## Entries supplied

########################################

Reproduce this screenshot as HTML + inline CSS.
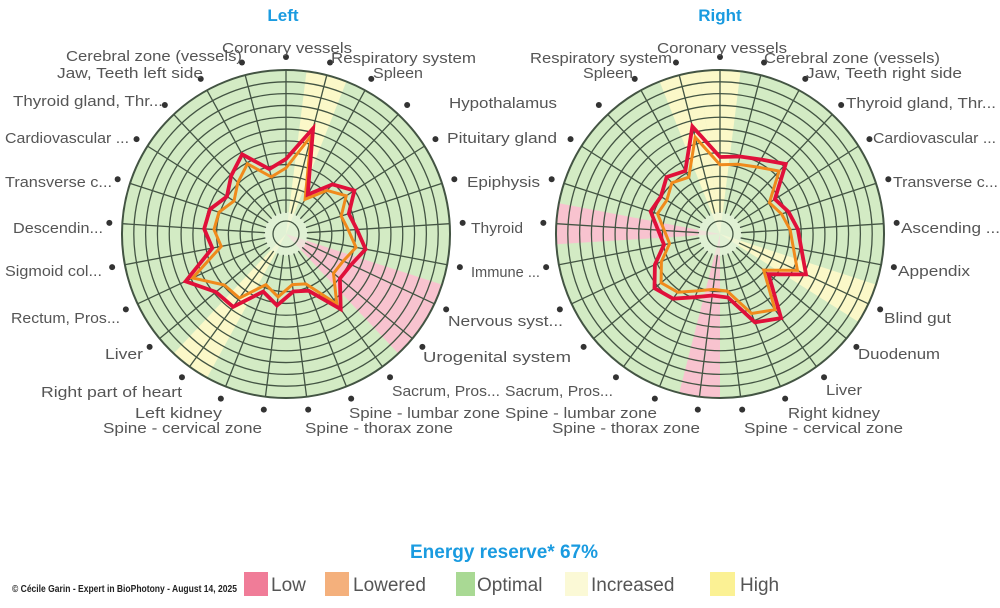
<!DOCTYPE html>
<html><head><meta charset="utf-8"><style>
html,body{margin:0;padding:0;background:#fff;width:1000px;height:608px;overflow:hidden}
svg{display:block}
text{font-family:"Liberation Sans",sans-serif;fill:#555;font-size:15px}
.t{fill:#1a9be0;font-weight:bold;font-size:17px}
</style></head><body>
<svg id="s" width="1000" height="608" viewBox="0 0 1000 608">
<g id="charts"></g>
<text class="t" x="283" y="21" text-anchor="middle">Left</text>
<text class="t" x="720" y="21" text-anchor="middle">Right</text>
<g>
<text x="222" y="53" textLength="130" lengthAdjust="spacingAndGlyphs">Coronary vessels</text>
<text x="331" y="63" textLength="145" lengthAdjust="spacingAndGlyphs">Respiratory system</text>
<text x="373" y="78" textLength="50" lengthAdjust="spacingAndGlyphs">Spleen</text>
<text x="449" y="108" textLength="108" lengthAdjust="spacingAndGlyphs">Hypothalamus</text>
<text x="447" y="143" textLength="110" lengthAdjust="spacingAndGlyphs">Pituitary gland</text>
<text x="467" y="187" textLength="73" lengthAdjust="spacingAndGlyphs">Epiphysis</text>
<text x="471" y="233" textLength="52" lengthAdjust="spacingAndGlyphs">Thyroid</text>
<text x="471" y="277" textLength="69" lengthAdjust="spacingAndGlyphs">Immune ...</text>
<text x="448" y="326" textLength="115" lengthAdjust="spacingAndGlyphs">Nervous syst...</text>
<text x="423" y="362" textLength="148" lengthAdjust="spacingAndGlyphs">Urogenital system</text>
<text x="392" y="396" textLength="108" lengthAdjust="spacingAndGlyphs">Sacrum, Pros...</text>
<text x="349" y="418" textLength="151" lengthAdjust="spacingAndGlyphs">Spine - lumbar zone</text>
<text x="305" y="433" textLength="148" lengthAdjust="spacingAndGlyphs">Spine - thorax zone</text>
<text x="103" y="433" textLength="159" lengthAdjust="spacingAndGlyphs">Spine - cervical zone</text>
<text x="135" y="418" textLength="87" lengthAdjust="spacingAndGlyphs">Left kidney</text>
<text x="41" y="397" textLength="141" lengthAdjust="spacingAndGlyphs">Right part of heart</text>
<text x="105" y="359" textLength="38" lengthAdjust="spacingAndGlyphs">Liver</text>
<text x="11" y="323" textLength="109" lengthAdjust="spacingAndGlyphs">Rectum, Pros...</text>
<text x="5" y="276" textLength="97" lengthAdjust="spacingAndGlyphs">Sigmoid col...</text>
<text x="13" y="233" textLength="90" lengthAdjust="spacingAndGlyphs">Descendin...</text>
<text x="5" y="187" textLength="107" lengthAdjust="spacingAndGlyphs">Transverse c...</text>
<text x="5" y="143" textLength="124" lengthAdjust="spacingAndGlyphs">Cardiovascular ...</text>
<text x="13" y="106" textLength="150" lengthAdjust="spacingAndGlyphs">Thyroid gland, Thr...</text>
<text x="57" y="78" textLength="146" lengthAdjust="spacingAndGlyphs">Jaw, Teeth left side</text>
<text x="66" y="61" textLength="176" lengthAdjust="spacingAndGlyphs">Cerebral zone (vessels)</text>
</g>
<g>
<text x="657" y="53" textLength="130" lengthAdjust="spacingAndGlyphs">Coronary vessels</text>
<text x="764" y="63" textLength="176" lengthAdjust="spacingAndGlyphs">Cerebral zone (vessels)</text>
<text x="806" y="78" textLength="156" lengthAdjust="spacingAndGlyphs">Jaw, Teeth right side</text>
<text x="846" y="108" textLength="150" lengthAdjust="spacingAndGlyphs">Thyroid gland, Thr...</text>
<text x="873" y="143" textLength="123" lengthAdjust="spacingAndGlyphs">Cardiovascular ...</text>
<text x="893" y="187" textLength="105" lengthAdjust="spacingAndGlyphs">Transverse c...</text>
<text x="901" y="233" textLength="99" lengthAdjust="spacingAndGlyphs">Ascending ...</text>
<text x="898" y="276" textLength="72" lengthAdjust="spacingAndGlyphs">Appendix</text>
<text x="884" y="323" textLength="67" lengthAdjust="spacingAndGlyphs">Blind gut</text>
<text x="858" y="359" textLength="82" lengthAdjust="spacingAndGlyphs">Duodenum</text>
<text x="826" y="395" textLength="36" lengthAdjust="spacingAndGlyphs">Liver</text>
<text x="788" y="418" textLength="92" lengthAdjust="spacingAndGlyphs">Right kidney</text>
<text x="744" y="433" textLength="159" lengthAdjust="spacingAndGlyphs">Spine - cervical zone</text>
<text x="552" y="433" textLength="148" lengthAdjust="spacingAndGlyphs">Spine - thorax zone</text>
<text x="505" y="418" textLength="152" lengthAdjust="spacingAndGlyphs">Spine - lumbar zone</text>
<text x="505" y="396" textLength="108" lengthAdjust="spacingAndGlyphs">Sacrum, Pros...</text>
<text x="530" y="63" textLength="142" lengthAdjust="spacingAndGlyphs">Respiratory system</text>
<text x="583" y="78" textLength="50" lengthAdjust="spacingAndGlyphs">Spleen</text>
</g>
<text x="504" y="558" text-anchor="middle" style="fill:#1a9be0;font-weight:bold;font-size:19px">Energy reserve* 67%</text>
<text x="12" y="592" textLength="225" lengthAdjust="spacingAndGlyphs" style="fill:#222;font-weight:bold;font-size:10px">© Cécile Garin - Expert in BioPhotony - August 14, 2025</text>
<g>
<rect x="244" y="572" width="24" height="24" fill="#f07c98"/><text x="271" y="591" style="font-size:19px">Low</text>
<rect x="325" y="572" width="24" height="24" fill="#f4b07c"/><text x="353" y="591" style="font-size:19px">Lowered</text>
<rect x="456" y="572" width="19" height="24" fill="#a9d994"/><text x="477" y="591" style="font-size:19px">Optimal</text>
<rect x="565" y="572" width="23" height="24" fill="#fbf9d6"/><text x="591" y="591" style="font-size:19px">Increased</text>
<rect x="710" y="572" width="25" height="24" fill="#fbf194"/><text x="740" y="591" style="font-size:19px">High</text>
</g>
</svg>
<script>
(function(){
var NS="http://www.w3.org/2000/svg",g=document.getElementById("charts");
function el(n,a){var e=document.createElementNS(NS,n);for(var k in a)e.setAttribute(k,a[k]);g.appendChild(e);return e;}
var N=25,st=360/N,R=164;
function pt(cx,cy,deg,r){var a=deg*Math.PI/180;return [cx+r*Math.sin(a),cy-r*Math.cos(a)];}
function wedge(cx,cy,a0,a1,col){var p=pt(cx,cy,a0,R),q=pt(cx,cy,a1,R);
 el("path",{d:"M"+cx+","+cy+"L"+p[0]+","+p[1]+"A"+R+","+R+" 0 0 1 "+q[0]+","+q[1]+"Z",fill:col});}
function chart(cx,cy,wedges,red,org){
 el("circle",{cx:cx,cy:cy,r:R,fill:"#d3ebc4"});
 wedges.forEach(function(w){var c=w[0]*st;wedge(cx,cy,c-st/2,c+st/2,w[1]);});
 el("circle",{cx:cx,cy:cy,r:22,fill:"#e9f5df",opacity:0.6});
 for(var k=0;k<=11;k++){el("circle",{cx:cx,cy:cy,r:34+k*11.82,fill:"none",stroke:"#435443","stroke-width":k==11?2:1.3});}
 el("circle",{cx:cx,cy:cy,r:13,fill:"none",stroke:"#435443","stroke-width":1.3});
 for(var i=0;i<N;i++){var a=i*st,p=pt(cx,cy,a,21),q=pt(cx,cy,a,R),d=pt(cx,cy,a,177);
  el("line",{x1:p[0],y1:p[1],x2:q[0],y2:q[1],stroke:"#435443","stroke-width":1.3});
  el("circle",{cx:d[0],cy:d[1],r:3,fill:"#333"});}
 function poly(v,c,w){var s=[];for(var i=0;i<N;i++){var p=pt(cx,cy,i*st,v[i]);s.push(p[0].toFixed(1)+","+p[1].toFixed(1));}
  el("polygon",{points:s.join(" "),fill:"none",stroke:c,"stroke-width":w,"stroke-linejoin":"miter"});}
 poly(org,"#f08a1c",3);poly(red,"#e0103a",3.8);
}
var lr=[75,109,45,68,81,66,71,81,72,70,93,61,58,72,62,90,91,111,75,82,80,70,80,91,67];
var lo=lr.map(function(v,i){return v*([1,17,10].indexOf(i)>=0?0.93:0.88);});
var rr=[77,80,85,96,65,72,78,83,95,63,104,95,64,62,68,80,85,72,57,62,73,70,78,72,111];
var ro=rr.map(function(v){return v*0.9;});
chart(286,234,[[1,"#fbf8c8"],[8,"#f8c3cf"],[9,"#f8c3cf"],[15,"#fbf8c8"]],lr,lo);
chart(720,234,[[0,"#fbf8c8"],[24,"#fbf8c8"],[8,"#fbf8c8"],[19,"#f8c3cf"],[13,"#f8c3cf"]],rr,ro);
})();
</script>
</body></html>
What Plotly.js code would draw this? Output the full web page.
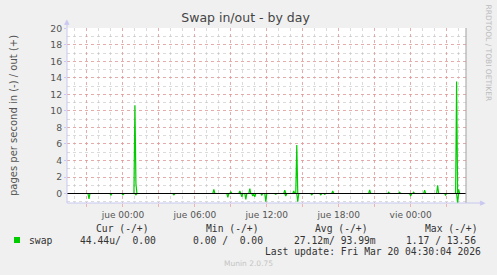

########################################

## Your goal
All lines holding the word "this" should be picked out and copied.

## Problem solution
Reproduce this screenshot as HTML + inline CSS.
What Plotly.js code would draw this? Output the full web page.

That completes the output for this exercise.